▶ Data shown:
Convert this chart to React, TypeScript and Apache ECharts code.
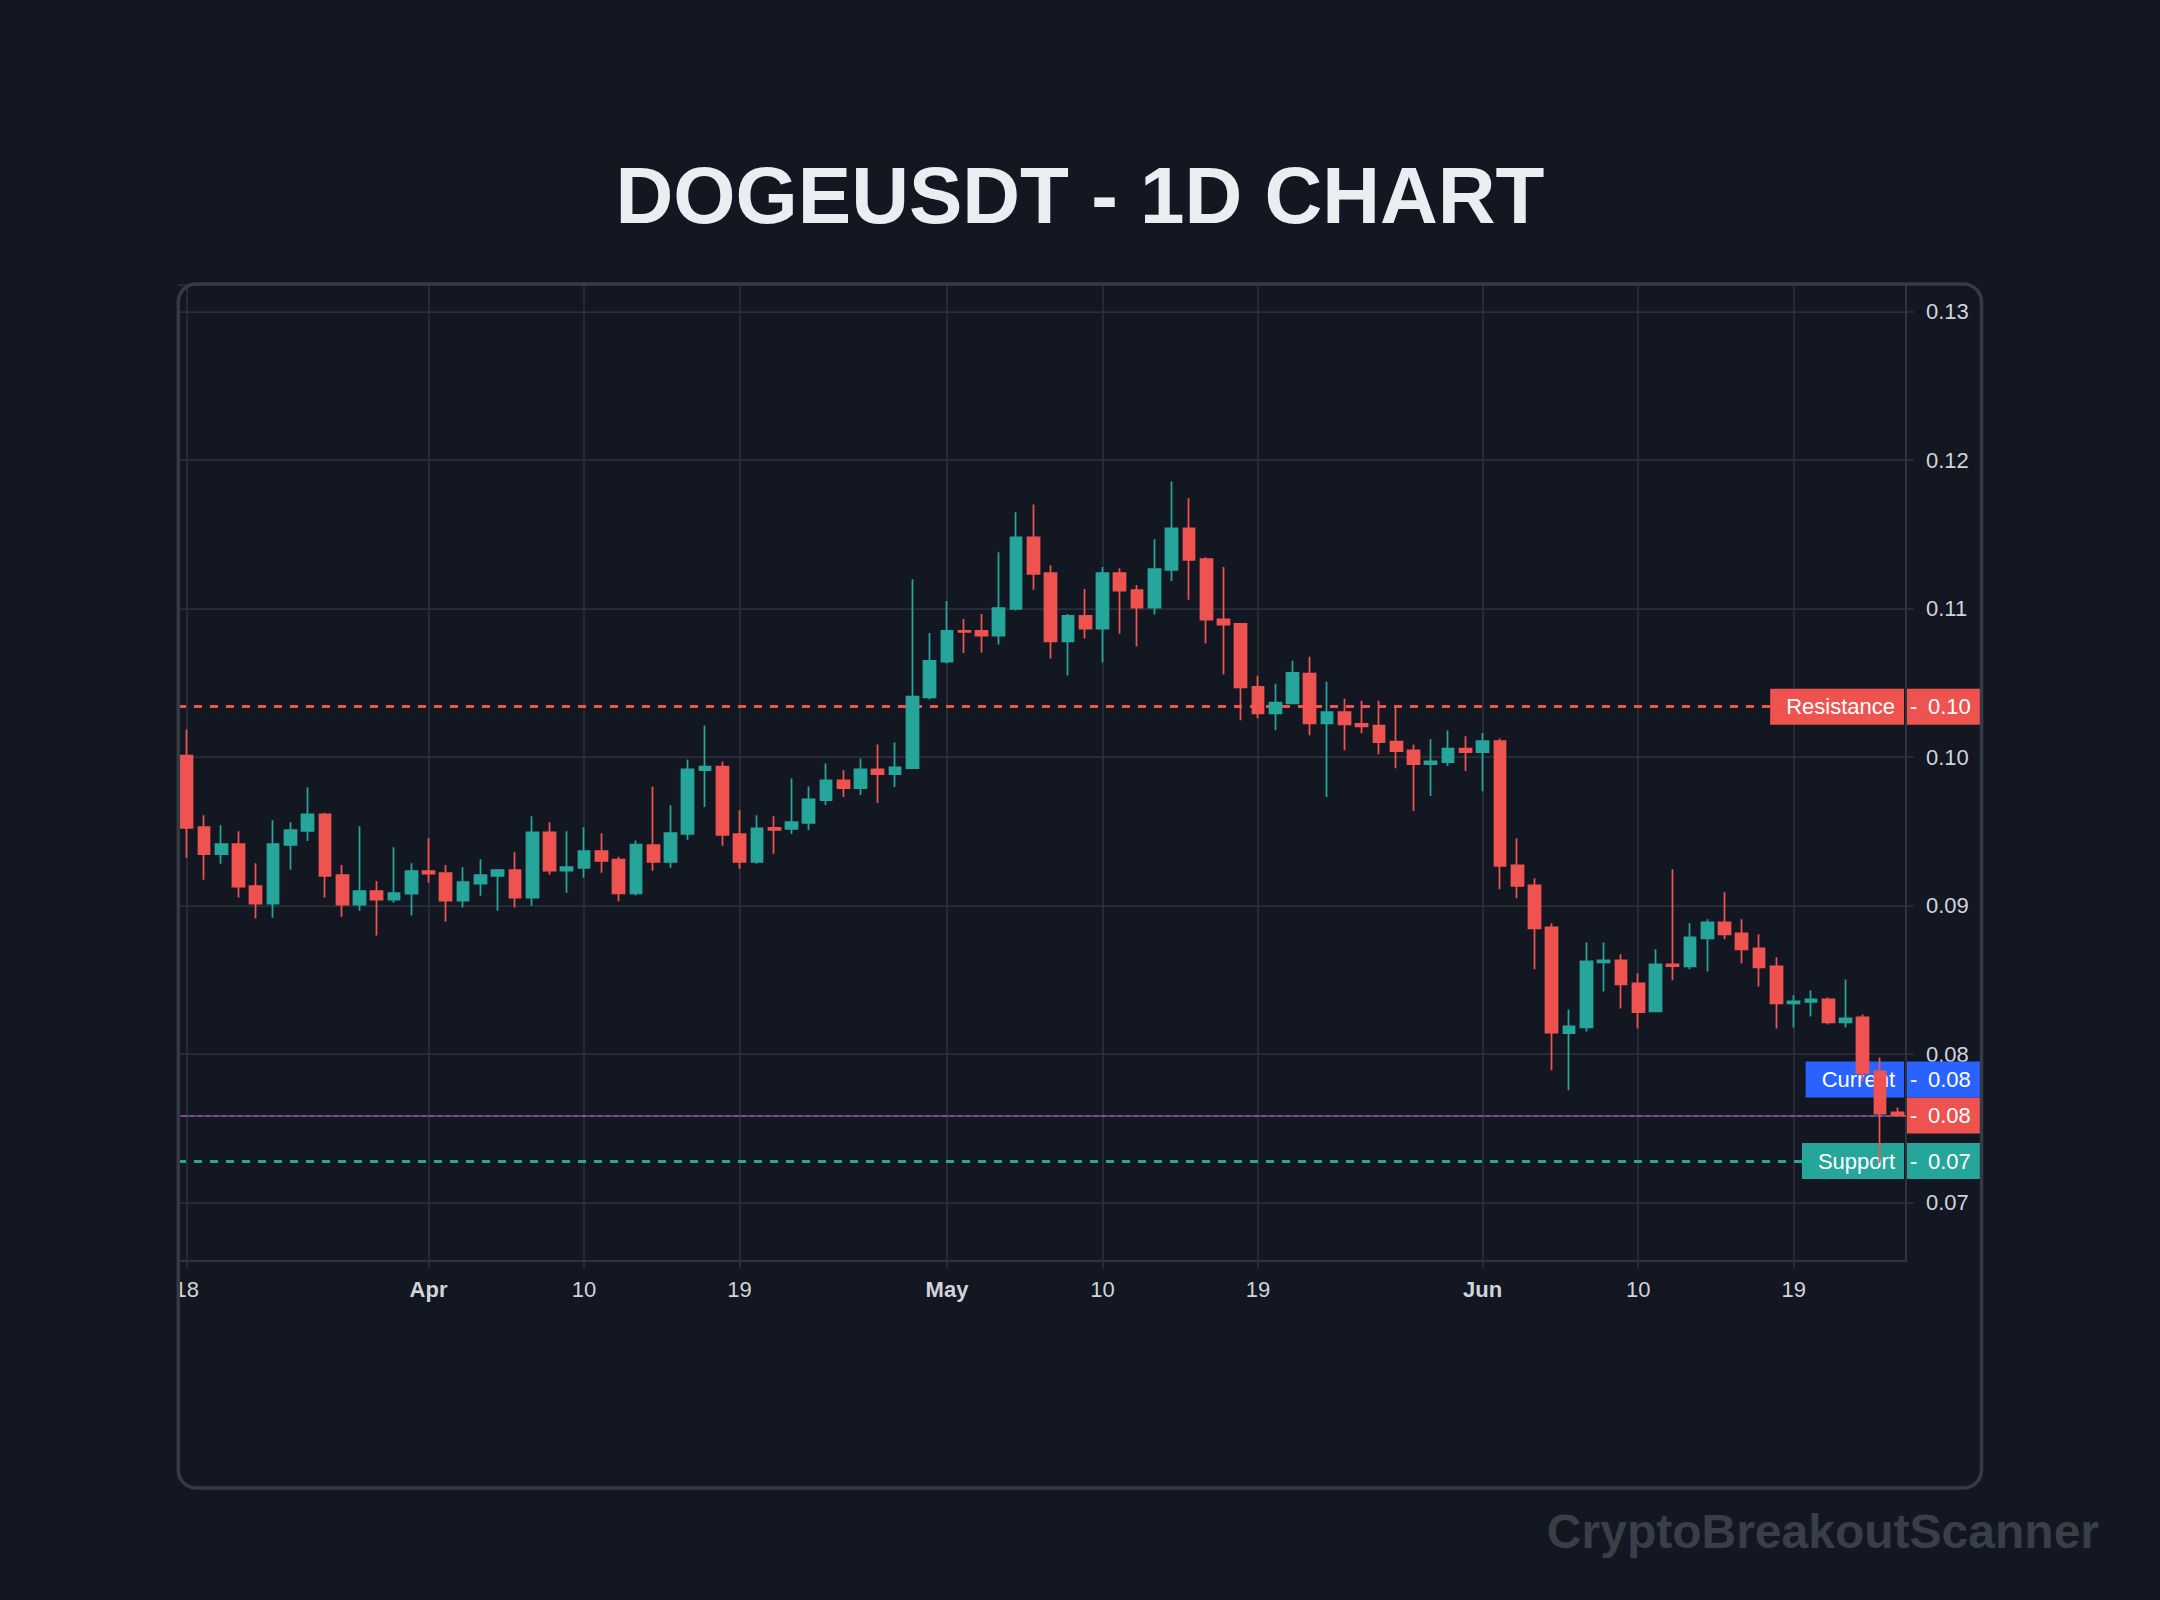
import React, { useEffect, useRef } from 'react';
import * as echarts from 'echarts';

// ---- data ----
const OPEN = [
  0.10011, 0.09528, 0.09347, 0.09414, 0.09132, 0.09013, 0.09409, 0.09503, 0.09615, 0.09206,
  0.09007, 0.09098, 0.0904, 0.09081, 0.09233, 0.09219, 0.09034, 0.09148, 0.09201, 0.09239,
  0.09054, 0.09494, 0.09235, 0.09255, 0.09367, 0.0931, 0.09083, 0.09407, 0.09295, 0.09483,
  0.09913, 0.09937, 0.09481, 0.09295, 0.09523, 0.09517, 0.09557, 0.09711, 0.09843, 0.09792,
  0.09917, 0.09886, 0.09926, 0.10403, 0.10644, 0.1085, 0.1085, 0.10819, 0.10998, 0.11481,
  0.11239, 0.10779, 0.10951, 0.10866, 0.11239, 0.11125, 0.11007, 0.11262, 0.11541, 0.11333,
  0.10928, 0.10897, 0.10474, 0.10295, 0.10362, 0.10562, 0.10228, 0.10304, 0.10224, 0.10213,
  0.10105, 0.10045, 0.09953, 0.09966, 0.10058, 0.10034, 0.10108, 0.09272, 0.09137, 0.08854,
  0.08142, 0.0818, 0.08618, 0.08631, 0.08476, 0.08288, 0.08604, 0.08591, 0.0878, 0.08888,
  0.08813, 0.08712, 0.08591, 0.08342, 0.08351, 0.08369, 0.08213, 0.08247, 0.07883, 0.07607,
];
const HIGH = [
  0.10186, 0.09609, 0.09541, 0.09501, 0.09286, 0.09575, 0.09562, 0.09796, 0.09626, 0.09273,
  0.09535, 0.09166, 0.09394, 0.09286, 0.09454, 0.09273, 0.09259, 0.09313, 0.09246, 0.0936,
  0.09602, 0.09562, 0.09501, 0.09528, 0.09488, 0.0933, 0.09438, 0.09803, 0.09676, 0.09984,
  0.10213, 0.09971, 0.09642, 0.09609, 0.09602, 0.09857, 0.09803, 0.09957, 0.09911, 0.09991,
  0.10085, 0.10098, 0.11199, 0.10837, 0.11051, 0.10931, 0.10964, 0.1138, 0.11649, 0.11702,
  0.11293, 0.10964, 0.11132, 0.1128, 0.11273, 0.11159, 0.11468, 0.11857, 0.11743, 0.11347,
  0.1128, 0.10904, 0.10548, 0.10494, 0.10649, 0.10676, 0.10508, 0.10394, 0.1038, 0.1038,
  0.10331, 0.10083, 0.10121, 0.10179, 0.10141, 0.10162, 0.10126, 0.09454, 0.09184, 0.08881,
  0.08301, 0.08751, 0.08751, 0.08672, 0.08544, 0.08706, 0.09245, 0.08881, 0.08908, 0.0909,
  0.08908, 0.08807, 0.08652, 0.08396, 0.08429, 0.08382, 0.08503, 0.08267, 0.07978, 0.0764,
];
const LOW = [
  0.09322, 0.09174, 0.09282, 0.09054, 0.08913, 0.08919, 0.09242, 0.09436, 0.09054, 0.08926,
  0.08966, 0.08799, 0.0902, 0.08933, 0.09154, 0.08893, 0.08987, 0.09067, 0.08966, 0.08987,
  0.09, 0.09208, 0.09087, 0.09188, 0.09221, 0.0903, 0.09069, 0.09235, 0.09255, 0.09443,
  0.09664, 0.09403, 0.09248, 0.09282, 0.09349, 0.09483, 0.0951, 0.09678, 0.09732, 0.09745,
  0.09691, 0.09799, 0.0992, 0.10389, 0.10631, 0.10702, 0.10705, 0.10758, 0.10987, 0.11128,
  0.10664, 0.1055, 0.10799, 0.10638, 0.10832, 0.10745, 0.1096, 0.11186, 0.1106, 0.10765,
  0.10557, 0.10248, 0.10262, 0.10181, 0.10362, 0.10148, 0.09732, 0.10047, 0.10161, 0.1002,
  0.09926, 0.09638, 0.09738, 0.0994, 0.09906, 0.09771, 0.0911, 0.0905, 0.08571, 0.07892,
  0.07757, 0.08153, 0.08422, 0.08308, 0.08173, 0.08288, 0.08497, 0.08571, 0.08557, 0.08773,
  0.08611, 0.08456, 0.08173, 0.0818, 0.08254, 0.082, 0.0818, 0.07818, 0.07267, 0.07587,
];
const CLOSE = [
  0.09523, 0.09347, 0.09414, 0.09128, 0.09013, 0.09414, 0.09508, 0.09615, 0.09201, 0.09007,
  0.09098, 0.0904, 0.09085, 0.09233, 0.09215, 0.09034, 0.09159, 0.09206, 0.09239, 0.09054,
  0.09494, 0.09235, 0.0926, 0.09367, 0.09302, 0.09083, 0.09411, 0.09295, 0.09488, 0.09917,
  0.09937, 0.09477, 0.09295, 0.09521, 0.0951, 0.09562, 0.09716, 0.09843, 0.09792, 0.09917,
  0.09886, 0.09931, 0.10407, 0.10649, 0.1085, 0.10843, 0.10819, 0.11004, 0.11481, 0.11235,
  0.10779, 0.10951, 0.10866, 0.11239, 0.11121, 0.11007, 0.11266, 0.11541, 0.11329, 0.10926,
  0.10893, 0.1047, 0.10295, 0.10367, 0.10568, 0.10228, 0.10304, 0.10221, 0.10208, 0.10101,
  0.1004, 0.09953, 0.09971, 0.10058, 0.10034, 0.10108, 0.09267, 0.09133, 0.08847, 0.08144,
  0.08187, 0.08625, 0.08631, 0.0847, 0.08283, 0.08604, 0.08593, 0.08787, 0.08888, 0.08807,
  0.08706, 0.08584, 0.08342, 0.08355, 0.08369, 0.08213, 0.0824, 0.07874, 0.076, 0.07587,
];

const START_DATE = Date.UTC(2025, 2, 18);
const MONTHS = ['Jan', 'Feb', 'Mar', 'Apr', 'May', 'Jun', 'Jul', 'Aug', 'Sep', 'Oct', 'Nov', 'Dec'];
const CATEGORIES = OPEN.map((_, i) => {
  const d = new Date(START_DATE + i * 86400000);
  const mm = String(d.getUTCMonth() + 1).padStart(2, '0');
  const dd = String(d.getUTCDate()).padStart(2, '0');
  return `${mm}-${dd}`;
});
const TICK_DATES = ['03-18', '04-01', '04-10', '04-19', '05-01', '05-10', '05-19', '06-01', '06-10', '06-19'];

const RESISTANCE = 0.1034;
const SUPPORT = 0.0728;
const CURRENT = CLOSE[CLOSE.length - 1];

const Y_MIN = 0.0661;
const Y_MAX = 0.1318;

// ---- styles ----
const BG = '#131722';
const UP = '#26a69a';
const DOWN = '#ef5350';
const BLUE = '#2962ff';
const GRID_COLOR = '#2a2e39';
const BORDER = '#2f333e';
const TEXT = '#d1d4dc';
const FONT = '"Liberation Sans", Arial, sans-serif';

const GRID_LEFT = 178;
const GRID_TOP = 285;
const GRID_W = 1728;
const GRID_H = 975.5;

const TICK_SET = new Set(TICK_DATES);
const isTick = (i: number) => TICK_SET.has(CATEGORIES[i]);

const axisBox = (color: string, value: number) => ({
  show: true,
  position: 'end',
  distance: 1,
  formatter: () => `{tk|-}{val|${value.toFixed(2)}}`,
  backgroundColor: color,
  padding: [6, 10, 6, 3],
  color: '#ffffff',
  opacity: 1,
  fontFamily: FONT,
  fontSize: 22,
  lineHeight: 24,
  rich: {
    tk: { width: 18, fontSize: 22, lineHeight: 24, color: '#ffffff', fontFamily: FONT },
    val: { fontSize: 22, lineHeight: 24, color: '#ffffff', fontFamily: FONT },
  },
});

const nameBox = (text: string, color: string) => ({
  show: true,
  position: 'insideEnd',
  distance: 2,
  formatter: () => text,
  backgroundColor: color,
  padding: [6, 9, 6, 16],
  color: '#ffffff',
  opacity: 1,
  fontFamily: FONT,
  fontSize: 22,
  lineHeight: 24,
});

const HIDDEN_LINE = { width: 0, color: 'rgba(0,0,0,0)', opacity: 1 };

export default function App() {
  const ref = useRef<HTMLDivElement>(null);

  useEffect(() => {
    if (!ref.current) return;
    const chart = echarts.init(ref.current, null, { renderer: 'svg' });
    const pxPerUnit = GRID_H / (Y_MAX - Y_MIN);
    const labelShift = 36 / pxPerUnit; // stacked label above the last-price label

    const option: any = {
      backgroundColor: BG,
      animation: false,
      textStyle: { fontFamily: FONT },
      grid: { left: GRID_LEFT, top: GRID_TOP, width: GRID_W, height: GRID_H, containLabel: false },
      xAxis: {
        type: 'category',
        data: CATEGORIES,
        boundaryGap: true,
        axisLine: { show: true, lineStyle: { color: BORDER, width: 2 } },
        axisTick: {
          show: true,
          alignWithLabel: true,
          interval: (i: number) => isTick(i),
          length: 8,
          lineStyle: { color: GRID_COLOR, width: 1.75 },
        },
        axisLabel: {
          interval: (i: number) => isTick(i),
          color: TEXT,
          fontSize: 22,
          fontFamily: FONT,
          margin: 18,
          formatter: (value: string) => {
            const [m, d] = value.split('-');
            if (d === '01') return `{b|${MONTHS[Number(m) - 1]}}`;
            return String(Number(d));
          },
          rich: { b: { fontWeight: 'bold', fontSize: 22, color: TEXT, fontFamily: FONT } },
        },
        splitLine: { show: false },
      },
      yAxis: {
        type: 'value',
        position: 'right',
        min: Y_MIN,
        max: Y_MAX,
        splitNumber: 6,
        axisLine: { show: true, lineStyle: { color: BORDER, width: 2 } },
        axisTick: { show: true, length: 8, lineStyle: { color: GRID_COLOR, width: 1.75 } },
        axisLabel: {
          color: TEXT,
          fontSize: 22,
          fontFamily: FONT,
          margin: 20,
          showMinLabel: false,
          showMaxLabel: false,
          formatter: (v: number) => v.toFixed(2),
        },
        splitLine: { show: true, lineStyle: { color: GRID_COLOR, width: 1.75 } },
      },
      series: [
        {
          name: 'vgrid',
          type: 'line',
          data: [],
          silent: true,
          markLine: {
            silent: true,
            z: 1,
            animation: false,
            symbol: ['none', 'none'],
            label: { show: false },
            lineStyle: { color: GRID_COLOR, width: 1.75, type: 'solid' },
            data: TICK_DATES.map((d) => ({ xAxis: d })),
          },
        },
        {
          name: 'levels',
          type: 'line',
          data: [],
          silent: true,
          markLine: {
            silent: true,
            z: 5,
            precision: 6,
            animation: false,
            symbol: ['none', 'none'],
            data: [
              { yAxis: RESISTANCE, lineStyle: { color: DOWN, width: 3, type: [8, 8] }, label: axisBox(DOWN, RESISTANCE) },
              { yAxis: RESISTANCE, lineStyle: HIDDEN_LINE, label: nameBox('Resistance', DOWN) },
              { yAxis: SUPPORT, lineStyle: { color: UP, width: 3, type: [8, 8] }, label: axisBox(UP, SUPPORT) },
              { yAxis: SUPPORT, lineStyle: HIDDEN_LINE, label: nameBox('Support', UP) },
              { yAxis: CURRENT, lineStyle: { color: BLUE, width: 1.5, type: [4, 4] }, label: { show: false } },
              { yAxis: CURRENT, lineStyle: { color: DOWN, width: 1.5, type: [4, 4], dashOffset: 4 }, label: axisBox(DOWN, CURRENT) },
              { yAxis: CURRENT + labelShift, lineStyle: HIDDEN_LINE, label: axisBox(BLUE, CURRENT) },
              { yAxis: CURRENT + labelShift, lineStyle: HIDDEN_LINE, label: nameBox('Current', BLUE) },
            ],
          },
        },
        {
          name: 'DOGEUSDT',
          type: 'candlestick',
          z: 10,
          barWidth: 12.25,
          data: OPEN.map((o, i) => [o, CLOSE[i], LOW[i], HIGH[i]]),
          itemStyle: {
            color: UP,
            color0: DOWN,
            borderColor: UP,
            borderColor0: DOWN,
            borderWidth: 1.75,
          },
        },
      ],
      graphic: [
        {
          type: 'text',
          x: 1080,
          y: 195,
          z: 50,
          style: {
            text: 'DOGEUSDT - 1D CHART',
            fontSize: 80,
            fontWeight: 'bold',
            fontFamily: FONT,
            fill: '#ebedf0',
            align: 'center',
            verticalAlign: 'middle',
          },
        },
        {
          type: 'text',
          x: 2099,
          y: 1531,
          z: 50,
          style: {
            text: 'CryptoBreakoutScanner',
            fontSize: 48,
            fontWeight: 'bold',
            fontFamily: FONT,
            fill: '#3a3e48',
            align: 'right',
            verticalAlign: 'middle',
          },
        },
        {
          type: 'rect',
          z: 100,
          shape: { x: 0, y: 1264, width: 177, height: 60 },
          style: { fill: BG },
        },
        {
          type: 'rect',
          z: 101,
          shape: { x: 178.3, y: 284, width: 1803.2, height: 1204, r: 18 },
          style: { fill: 'none', stroke: '#363a45', lineWidth: 3.5 },
        },
      ],
    };
    chart.setOption(option);
    return () => chart.dispose();
  }, []);

  return (
    <div
      ref={ref}
      style={{ position: 'fixed', left: 0, top: 0, width: 2160, height: 1600, background: BG }}
    />
  );
}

▶ Exercise directions: Leave the pictures out and please restate exactly the lines running from the start of the material through the one with "import * as echarts from 'echarts';".

▶ Task output:
Convert this chart to React, TypeScript and Apache ECharts code.
import React, { useEffect, useRef } from 'react';
import * as echarts from 'echarts';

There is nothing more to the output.